Task description -> Reproduce, word for word, the span of lines starting at the line holding "Rebuild this chart" and ending at the line holding "pre_i = [0, 0]". Omit every picture.

__________

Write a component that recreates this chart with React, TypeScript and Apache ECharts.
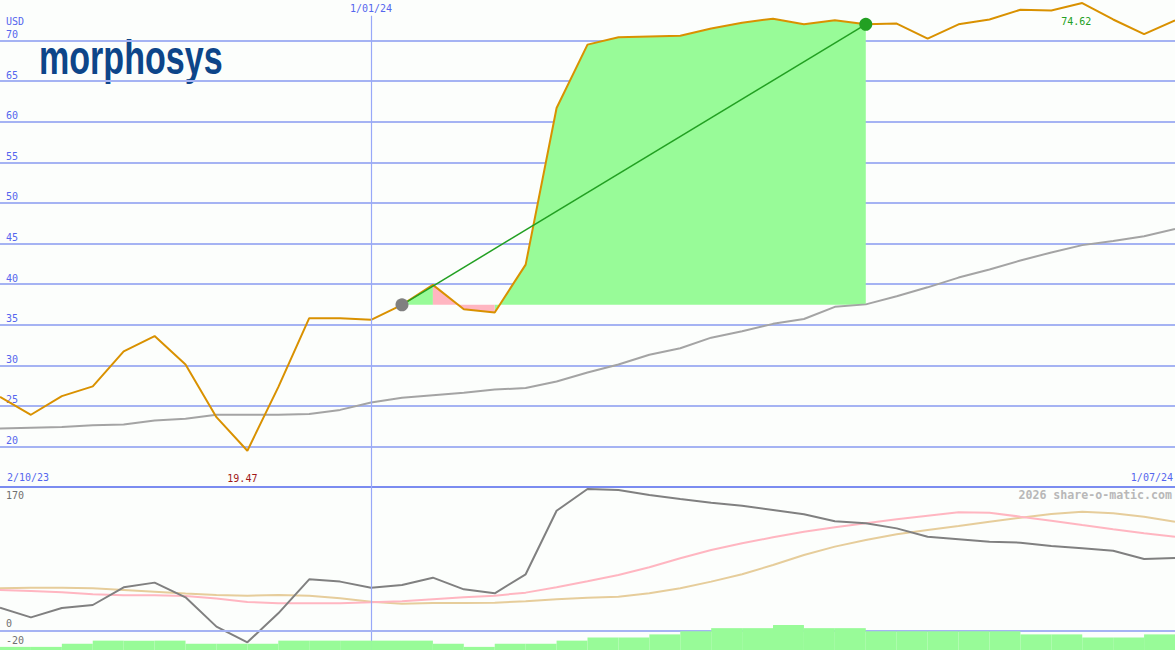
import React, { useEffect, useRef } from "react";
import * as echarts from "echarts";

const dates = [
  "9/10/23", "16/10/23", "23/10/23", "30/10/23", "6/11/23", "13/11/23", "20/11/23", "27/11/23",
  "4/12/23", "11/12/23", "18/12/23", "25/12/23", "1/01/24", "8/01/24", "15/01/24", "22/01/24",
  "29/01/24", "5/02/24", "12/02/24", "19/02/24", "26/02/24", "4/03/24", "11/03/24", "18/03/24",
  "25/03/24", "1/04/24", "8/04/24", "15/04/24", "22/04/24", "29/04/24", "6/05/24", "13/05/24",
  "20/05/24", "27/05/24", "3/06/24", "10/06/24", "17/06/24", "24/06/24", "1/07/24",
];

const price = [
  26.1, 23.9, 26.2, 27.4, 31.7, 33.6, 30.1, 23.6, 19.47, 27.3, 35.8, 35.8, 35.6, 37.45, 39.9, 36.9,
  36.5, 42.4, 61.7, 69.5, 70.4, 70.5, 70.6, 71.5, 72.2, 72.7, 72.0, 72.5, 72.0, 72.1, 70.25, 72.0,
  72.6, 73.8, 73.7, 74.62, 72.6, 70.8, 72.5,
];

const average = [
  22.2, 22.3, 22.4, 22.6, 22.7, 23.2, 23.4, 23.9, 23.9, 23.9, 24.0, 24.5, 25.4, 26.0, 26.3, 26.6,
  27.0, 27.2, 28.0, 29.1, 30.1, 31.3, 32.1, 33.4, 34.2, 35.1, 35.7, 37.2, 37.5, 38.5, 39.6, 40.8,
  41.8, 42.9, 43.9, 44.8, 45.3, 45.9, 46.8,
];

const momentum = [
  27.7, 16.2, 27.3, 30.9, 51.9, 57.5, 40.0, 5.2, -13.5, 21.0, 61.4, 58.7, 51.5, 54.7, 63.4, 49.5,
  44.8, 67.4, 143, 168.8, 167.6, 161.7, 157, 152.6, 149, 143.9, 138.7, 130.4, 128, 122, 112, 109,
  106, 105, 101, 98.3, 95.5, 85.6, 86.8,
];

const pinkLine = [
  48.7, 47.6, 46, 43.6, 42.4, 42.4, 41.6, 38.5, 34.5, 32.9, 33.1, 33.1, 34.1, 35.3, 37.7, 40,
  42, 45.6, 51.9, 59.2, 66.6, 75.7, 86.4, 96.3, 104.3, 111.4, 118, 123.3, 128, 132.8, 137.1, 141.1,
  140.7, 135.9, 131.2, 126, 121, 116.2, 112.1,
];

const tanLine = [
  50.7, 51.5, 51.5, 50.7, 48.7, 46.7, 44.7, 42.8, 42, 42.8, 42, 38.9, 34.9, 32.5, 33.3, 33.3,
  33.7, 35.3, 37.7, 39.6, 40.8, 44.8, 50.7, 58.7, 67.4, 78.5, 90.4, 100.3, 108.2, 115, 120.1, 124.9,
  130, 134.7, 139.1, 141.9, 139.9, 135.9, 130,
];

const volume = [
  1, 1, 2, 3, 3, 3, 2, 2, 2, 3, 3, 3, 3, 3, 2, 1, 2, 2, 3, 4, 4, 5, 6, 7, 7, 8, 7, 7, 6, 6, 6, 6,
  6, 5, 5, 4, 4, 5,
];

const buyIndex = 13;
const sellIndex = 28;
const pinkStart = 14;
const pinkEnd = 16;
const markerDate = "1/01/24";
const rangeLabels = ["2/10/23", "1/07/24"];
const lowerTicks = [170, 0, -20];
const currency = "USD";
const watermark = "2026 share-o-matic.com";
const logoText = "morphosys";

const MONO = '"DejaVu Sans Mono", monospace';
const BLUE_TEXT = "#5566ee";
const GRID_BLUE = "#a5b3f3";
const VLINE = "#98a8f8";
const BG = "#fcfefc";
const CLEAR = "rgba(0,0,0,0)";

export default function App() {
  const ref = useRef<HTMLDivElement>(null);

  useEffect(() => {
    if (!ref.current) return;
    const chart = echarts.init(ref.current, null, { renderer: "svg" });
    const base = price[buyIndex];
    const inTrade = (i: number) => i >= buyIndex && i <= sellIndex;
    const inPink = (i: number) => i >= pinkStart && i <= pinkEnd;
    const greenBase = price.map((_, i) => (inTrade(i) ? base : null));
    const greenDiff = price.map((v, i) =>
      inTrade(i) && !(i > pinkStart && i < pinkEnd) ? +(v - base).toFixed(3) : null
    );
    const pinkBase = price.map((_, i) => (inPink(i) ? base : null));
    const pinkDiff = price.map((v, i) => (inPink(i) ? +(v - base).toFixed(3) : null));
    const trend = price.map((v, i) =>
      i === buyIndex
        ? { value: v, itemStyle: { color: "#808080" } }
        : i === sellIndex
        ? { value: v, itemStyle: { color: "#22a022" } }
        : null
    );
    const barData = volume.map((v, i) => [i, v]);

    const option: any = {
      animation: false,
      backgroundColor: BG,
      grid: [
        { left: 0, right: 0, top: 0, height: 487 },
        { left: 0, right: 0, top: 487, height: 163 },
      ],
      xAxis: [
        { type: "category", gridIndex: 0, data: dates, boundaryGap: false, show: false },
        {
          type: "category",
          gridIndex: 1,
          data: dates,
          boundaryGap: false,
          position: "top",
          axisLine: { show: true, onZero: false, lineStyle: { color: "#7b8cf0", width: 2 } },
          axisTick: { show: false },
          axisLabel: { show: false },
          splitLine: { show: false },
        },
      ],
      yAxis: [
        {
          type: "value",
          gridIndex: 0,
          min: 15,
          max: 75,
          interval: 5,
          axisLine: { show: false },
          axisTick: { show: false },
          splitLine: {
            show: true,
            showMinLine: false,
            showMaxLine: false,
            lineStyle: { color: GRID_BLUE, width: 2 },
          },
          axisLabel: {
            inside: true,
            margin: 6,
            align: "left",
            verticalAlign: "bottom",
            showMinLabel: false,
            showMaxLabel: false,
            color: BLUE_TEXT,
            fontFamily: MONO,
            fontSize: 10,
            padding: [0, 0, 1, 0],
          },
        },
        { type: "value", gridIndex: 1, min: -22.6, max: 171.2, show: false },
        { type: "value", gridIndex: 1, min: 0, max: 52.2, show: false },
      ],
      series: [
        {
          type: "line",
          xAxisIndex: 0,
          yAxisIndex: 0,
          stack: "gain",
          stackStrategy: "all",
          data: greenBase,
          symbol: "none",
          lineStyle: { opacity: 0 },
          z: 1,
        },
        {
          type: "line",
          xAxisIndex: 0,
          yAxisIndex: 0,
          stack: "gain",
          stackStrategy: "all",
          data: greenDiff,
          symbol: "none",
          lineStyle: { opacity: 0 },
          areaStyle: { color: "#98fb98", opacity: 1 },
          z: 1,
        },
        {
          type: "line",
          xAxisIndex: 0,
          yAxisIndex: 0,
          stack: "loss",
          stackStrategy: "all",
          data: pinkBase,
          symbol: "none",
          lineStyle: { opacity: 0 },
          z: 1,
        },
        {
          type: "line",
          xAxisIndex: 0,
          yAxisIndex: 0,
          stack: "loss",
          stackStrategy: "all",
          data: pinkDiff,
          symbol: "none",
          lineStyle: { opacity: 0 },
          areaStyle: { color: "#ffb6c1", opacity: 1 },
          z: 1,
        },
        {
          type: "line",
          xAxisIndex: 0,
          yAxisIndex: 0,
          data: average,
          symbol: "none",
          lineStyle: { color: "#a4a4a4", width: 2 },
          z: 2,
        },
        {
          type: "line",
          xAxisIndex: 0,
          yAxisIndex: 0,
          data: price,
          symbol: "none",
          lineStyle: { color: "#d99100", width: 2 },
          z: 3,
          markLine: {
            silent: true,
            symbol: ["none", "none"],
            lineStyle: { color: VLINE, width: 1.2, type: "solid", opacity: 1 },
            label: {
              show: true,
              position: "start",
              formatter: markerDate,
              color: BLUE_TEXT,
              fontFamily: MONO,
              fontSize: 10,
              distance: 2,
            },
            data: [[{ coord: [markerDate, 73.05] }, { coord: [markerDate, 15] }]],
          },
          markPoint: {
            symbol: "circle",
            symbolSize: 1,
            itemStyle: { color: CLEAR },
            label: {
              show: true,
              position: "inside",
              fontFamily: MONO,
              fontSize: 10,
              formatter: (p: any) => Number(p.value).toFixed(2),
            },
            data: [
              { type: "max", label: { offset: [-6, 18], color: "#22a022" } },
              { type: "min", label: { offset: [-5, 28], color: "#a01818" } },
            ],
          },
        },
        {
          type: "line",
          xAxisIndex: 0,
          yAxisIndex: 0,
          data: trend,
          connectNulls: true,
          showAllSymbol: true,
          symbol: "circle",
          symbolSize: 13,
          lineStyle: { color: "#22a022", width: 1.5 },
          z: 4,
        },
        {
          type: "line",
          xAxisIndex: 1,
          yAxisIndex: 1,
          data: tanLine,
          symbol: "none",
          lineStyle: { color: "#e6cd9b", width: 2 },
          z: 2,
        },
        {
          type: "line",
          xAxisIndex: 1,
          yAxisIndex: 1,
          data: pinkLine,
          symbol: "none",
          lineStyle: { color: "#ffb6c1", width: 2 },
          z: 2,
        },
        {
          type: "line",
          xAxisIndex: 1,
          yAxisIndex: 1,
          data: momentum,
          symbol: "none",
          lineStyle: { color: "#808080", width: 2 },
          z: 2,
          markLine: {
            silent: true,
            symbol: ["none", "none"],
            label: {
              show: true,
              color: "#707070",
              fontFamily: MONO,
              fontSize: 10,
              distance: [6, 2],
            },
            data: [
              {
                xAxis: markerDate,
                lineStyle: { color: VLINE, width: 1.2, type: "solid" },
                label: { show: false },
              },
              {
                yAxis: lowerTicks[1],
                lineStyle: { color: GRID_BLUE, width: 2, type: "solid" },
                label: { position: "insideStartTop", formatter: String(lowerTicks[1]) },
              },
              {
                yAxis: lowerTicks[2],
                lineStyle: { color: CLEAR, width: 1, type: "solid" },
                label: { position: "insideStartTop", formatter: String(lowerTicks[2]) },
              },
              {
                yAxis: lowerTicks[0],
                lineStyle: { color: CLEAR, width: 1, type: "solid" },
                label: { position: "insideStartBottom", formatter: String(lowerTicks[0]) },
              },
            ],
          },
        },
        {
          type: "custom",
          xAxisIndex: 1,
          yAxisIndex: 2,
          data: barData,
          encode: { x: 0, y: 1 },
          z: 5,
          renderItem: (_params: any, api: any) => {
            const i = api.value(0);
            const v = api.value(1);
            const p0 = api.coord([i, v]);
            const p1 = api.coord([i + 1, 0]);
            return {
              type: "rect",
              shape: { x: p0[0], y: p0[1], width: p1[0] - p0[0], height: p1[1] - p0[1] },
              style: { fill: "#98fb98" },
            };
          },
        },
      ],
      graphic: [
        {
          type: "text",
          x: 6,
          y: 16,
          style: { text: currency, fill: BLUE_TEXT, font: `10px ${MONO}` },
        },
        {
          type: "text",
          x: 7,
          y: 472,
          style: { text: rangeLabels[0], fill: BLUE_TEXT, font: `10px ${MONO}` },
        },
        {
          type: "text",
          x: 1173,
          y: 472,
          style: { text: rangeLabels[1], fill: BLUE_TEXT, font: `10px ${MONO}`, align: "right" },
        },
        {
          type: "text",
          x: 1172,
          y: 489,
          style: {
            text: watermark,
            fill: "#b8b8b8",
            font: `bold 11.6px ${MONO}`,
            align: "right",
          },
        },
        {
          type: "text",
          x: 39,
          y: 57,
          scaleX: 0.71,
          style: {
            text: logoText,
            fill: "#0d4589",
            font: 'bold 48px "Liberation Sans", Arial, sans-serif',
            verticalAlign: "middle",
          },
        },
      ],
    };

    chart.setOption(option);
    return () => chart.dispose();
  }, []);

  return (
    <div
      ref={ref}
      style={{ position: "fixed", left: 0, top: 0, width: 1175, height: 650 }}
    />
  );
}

__________

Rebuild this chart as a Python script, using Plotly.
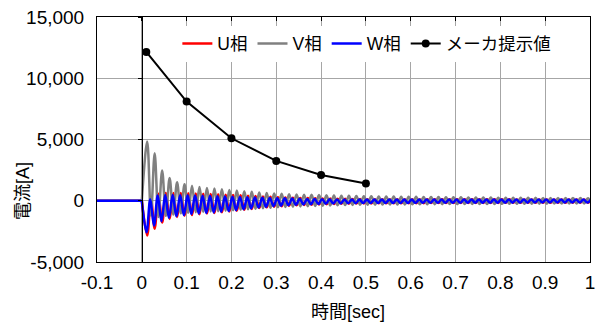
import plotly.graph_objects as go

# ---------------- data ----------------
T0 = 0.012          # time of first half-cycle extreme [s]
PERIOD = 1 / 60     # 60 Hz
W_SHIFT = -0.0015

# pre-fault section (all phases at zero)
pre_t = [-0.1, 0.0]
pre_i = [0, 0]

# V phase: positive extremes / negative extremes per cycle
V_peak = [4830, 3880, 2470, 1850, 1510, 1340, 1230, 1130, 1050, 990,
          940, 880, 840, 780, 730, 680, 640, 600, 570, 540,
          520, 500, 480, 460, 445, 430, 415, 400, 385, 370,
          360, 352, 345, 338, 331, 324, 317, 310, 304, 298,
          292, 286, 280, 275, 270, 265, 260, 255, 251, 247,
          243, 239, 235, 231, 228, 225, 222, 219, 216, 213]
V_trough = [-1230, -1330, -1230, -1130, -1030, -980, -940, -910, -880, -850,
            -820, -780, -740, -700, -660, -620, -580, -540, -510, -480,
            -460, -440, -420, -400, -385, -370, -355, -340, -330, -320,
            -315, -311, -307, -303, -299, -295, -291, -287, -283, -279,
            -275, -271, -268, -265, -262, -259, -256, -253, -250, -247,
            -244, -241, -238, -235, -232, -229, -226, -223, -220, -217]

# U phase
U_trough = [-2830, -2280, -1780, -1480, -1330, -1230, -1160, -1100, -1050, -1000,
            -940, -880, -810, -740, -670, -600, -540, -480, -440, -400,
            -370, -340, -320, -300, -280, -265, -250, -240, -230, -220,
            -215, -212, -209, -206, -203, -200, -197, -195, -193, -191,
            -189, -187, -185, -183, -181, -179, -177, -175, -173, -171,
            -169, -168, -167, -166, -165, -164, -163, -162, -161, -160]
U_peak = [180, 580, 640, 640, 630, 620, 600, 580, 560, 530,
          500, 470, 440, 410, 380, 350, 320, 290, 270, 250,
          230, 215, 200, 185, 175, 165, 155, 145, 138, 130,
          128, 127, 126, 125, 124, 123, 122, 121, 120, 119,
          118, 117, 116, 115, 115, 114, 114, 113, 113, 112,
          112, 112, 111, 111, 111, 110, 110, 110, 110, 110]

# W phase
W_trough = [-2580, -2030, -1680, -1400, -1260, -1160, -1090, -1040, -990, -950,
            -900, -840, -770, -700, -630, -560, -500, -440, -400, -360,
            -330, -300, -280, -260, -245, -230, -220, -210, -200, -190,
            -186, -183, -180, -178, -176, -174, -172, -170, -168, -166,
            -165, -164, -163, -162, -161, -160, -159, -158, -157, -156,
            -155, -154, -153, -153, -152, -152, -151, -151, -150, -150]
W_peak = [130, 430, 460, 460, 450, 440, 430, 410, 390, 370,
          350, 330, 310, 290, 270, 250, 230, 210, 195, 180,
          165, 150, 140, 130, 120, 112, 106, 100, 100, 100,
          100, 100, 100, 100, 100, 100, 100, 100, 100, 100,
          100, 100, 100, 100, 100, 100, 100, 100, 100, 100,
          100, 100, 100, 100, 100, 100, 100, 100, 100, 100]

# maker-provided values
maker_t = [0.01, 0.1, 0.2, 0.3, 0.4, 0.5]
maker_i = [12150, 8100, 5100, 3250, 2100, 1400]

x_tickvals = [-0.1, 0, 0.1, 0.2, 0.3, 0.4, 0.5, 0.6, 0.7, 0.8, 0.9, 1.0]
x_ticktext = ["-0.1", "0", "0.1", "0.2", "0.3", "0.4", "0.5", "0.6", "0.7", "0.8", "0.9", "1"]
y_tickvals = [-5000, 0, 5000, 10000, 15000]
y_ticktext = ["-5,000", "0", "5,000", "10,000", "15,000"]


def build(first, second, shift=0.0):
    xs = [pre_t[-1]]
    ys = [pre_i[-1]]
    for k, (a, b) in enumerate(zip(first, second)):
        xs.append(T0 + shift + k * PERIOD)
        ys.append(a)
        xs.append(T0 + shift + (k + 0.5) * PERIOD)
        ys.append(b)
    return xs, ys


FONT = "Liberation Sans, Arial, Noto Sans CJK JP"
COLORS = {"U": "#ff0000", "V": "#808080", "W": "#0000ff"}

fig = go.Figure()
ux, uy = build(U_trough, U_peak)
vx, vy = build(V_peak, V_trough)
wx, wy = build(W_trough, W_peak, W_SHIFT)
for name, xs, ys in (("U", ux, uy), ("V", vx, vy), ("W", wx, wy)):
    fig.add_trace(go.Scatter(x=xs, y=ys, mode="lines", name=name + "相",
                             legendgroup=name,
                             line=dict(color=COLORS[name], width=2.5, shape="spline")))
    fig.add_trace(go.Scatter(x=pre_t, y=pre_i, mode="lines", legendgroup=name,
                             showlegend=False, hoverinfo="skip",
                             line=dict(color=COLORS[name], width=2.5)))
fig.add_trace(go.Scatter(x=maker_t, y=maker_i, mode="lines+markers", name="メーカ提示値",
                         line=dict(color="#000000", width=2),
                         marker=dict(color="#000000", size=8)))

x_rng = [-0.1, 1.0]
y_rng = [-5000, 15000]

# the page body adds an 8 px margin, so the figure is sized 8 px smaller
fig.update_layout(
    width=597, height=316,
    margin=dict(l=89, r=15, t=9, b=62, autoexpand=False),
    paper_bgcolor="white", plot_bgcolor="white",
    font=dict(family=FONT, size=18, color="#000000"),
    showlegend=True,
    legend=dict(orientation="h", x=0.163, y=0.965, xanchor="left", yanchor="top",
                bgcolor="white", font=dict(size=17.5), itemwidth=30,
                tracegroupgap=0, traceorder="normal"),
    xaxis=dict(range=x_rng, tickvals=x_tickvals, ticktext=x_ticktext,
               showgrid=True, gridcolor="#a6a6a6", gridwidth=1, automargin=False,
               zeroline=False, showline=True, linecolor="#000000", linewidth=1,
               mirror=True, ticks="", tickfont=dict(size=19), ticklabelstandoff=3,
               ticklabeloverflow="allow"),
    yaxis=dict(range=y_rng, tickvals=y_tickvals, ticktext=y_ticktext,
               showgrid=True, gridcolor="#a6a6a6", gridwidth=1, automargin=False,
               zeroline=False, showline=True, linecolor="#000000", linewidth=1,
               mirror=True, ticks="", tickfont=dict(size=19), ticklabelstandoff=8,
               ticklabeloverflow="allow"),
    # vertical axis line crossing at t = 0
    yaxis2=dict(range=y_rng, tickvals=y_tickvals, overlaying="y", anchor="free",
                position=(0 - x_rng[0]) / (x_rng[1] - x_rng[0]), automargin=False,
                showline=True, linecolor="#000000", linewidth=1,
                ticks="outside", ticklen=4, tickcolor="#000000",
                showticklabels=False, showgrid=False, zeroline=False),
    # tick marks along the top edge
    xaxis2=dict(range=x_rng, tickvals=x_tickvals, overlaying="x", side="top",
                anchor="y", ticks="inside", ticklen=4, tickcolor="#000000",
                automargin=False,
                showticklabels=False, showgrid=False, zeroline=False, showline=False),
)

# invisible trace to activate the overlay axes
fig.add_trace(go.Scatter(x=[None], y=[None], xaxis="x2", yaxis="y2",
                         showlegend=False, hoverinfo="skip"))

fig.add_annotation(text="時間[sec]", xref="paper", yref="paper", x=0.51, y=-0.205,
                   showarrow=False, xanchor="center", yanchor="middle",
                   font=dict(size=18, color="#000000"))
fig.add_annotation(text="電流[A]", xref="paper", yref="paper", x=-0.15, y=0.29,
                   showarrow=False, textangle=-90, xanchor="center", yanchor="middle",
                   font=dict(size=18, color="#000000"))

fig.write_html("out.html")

__________

Complete response ->
Rebuild this chart as a Python script, using Plotly.
import plotly.graph_objects as go

# ---------------- data ----------------
T0 = 0.012          # time of first half-cycle extreme [s]
PERIOD = 1 / 60     # 60 Hz
W_SHIFT = -0.0015

# pre-fault section (all phases at zero)
pre_t = [-0.1, 0.0]
pre_i = [0, 0]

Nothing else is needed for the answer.